この薬玉(くすだま)っていうのは、延命長寿、無病息災の願いを込めたものではあるんですが、実際にはアロマ効果を狙ったのでしょう。いい気分になる。アロマの心理的効果、つまりリラックス効果、抗不安効果というものがあるとしたんでしょうね。
さて、日本のアロマ。香を焚くという文化は、おそらくは仏教などと同様、中国から入ってきたのでしょう。それが貴族によって独自の文化となり、部屋や衣服への「移香」を楽しんだと。
清少納言は2、3日前の移香の残り香のほうが、今日焚いたばかりの香よりもいいと言うんですね。ダイレクトに来るよりも、微妙にほのかに香るのがいいということでしょうか。レノアですか。アロマリッチ? それともフレアフレグランスですか。ご結婚おめでとうございます。
ま、たしかにキツい香水の匂いなど、エレベーターで辟易することはありますね。
それにしても。
3年ぶりにLINE送って来る女、どーよって話ですよ。どう考えてもおかしいでしょ。しかもノコノコ会いに行く男。ダッサ。いくらなんでもダサ過ぎる。
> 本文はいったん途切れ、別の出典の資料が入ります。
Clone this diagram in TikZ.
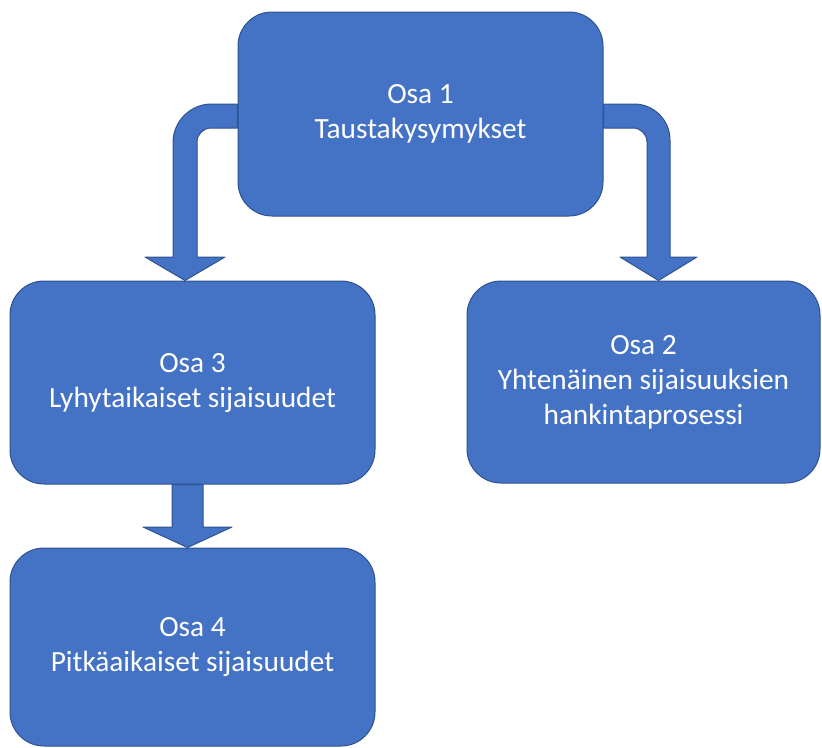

しかも香水のブランド名覚えてる男。きしょいっす。覚えててもいいけど連呼すな。借金のおねだりか、健康食品買ってくれ、ぐらいしかないでしょ、疑えよ。そうでなくても身勝手極まりないB型的女。
というわけで、あの歌がなんでそんなにいいのかわからない私です。
【原文】
よくたきしめたる薫物の、昨日、一昨日、今日などは忘れたるに、引き上げたるに、煙の残りたるは、ただ今の香よりもめでたし。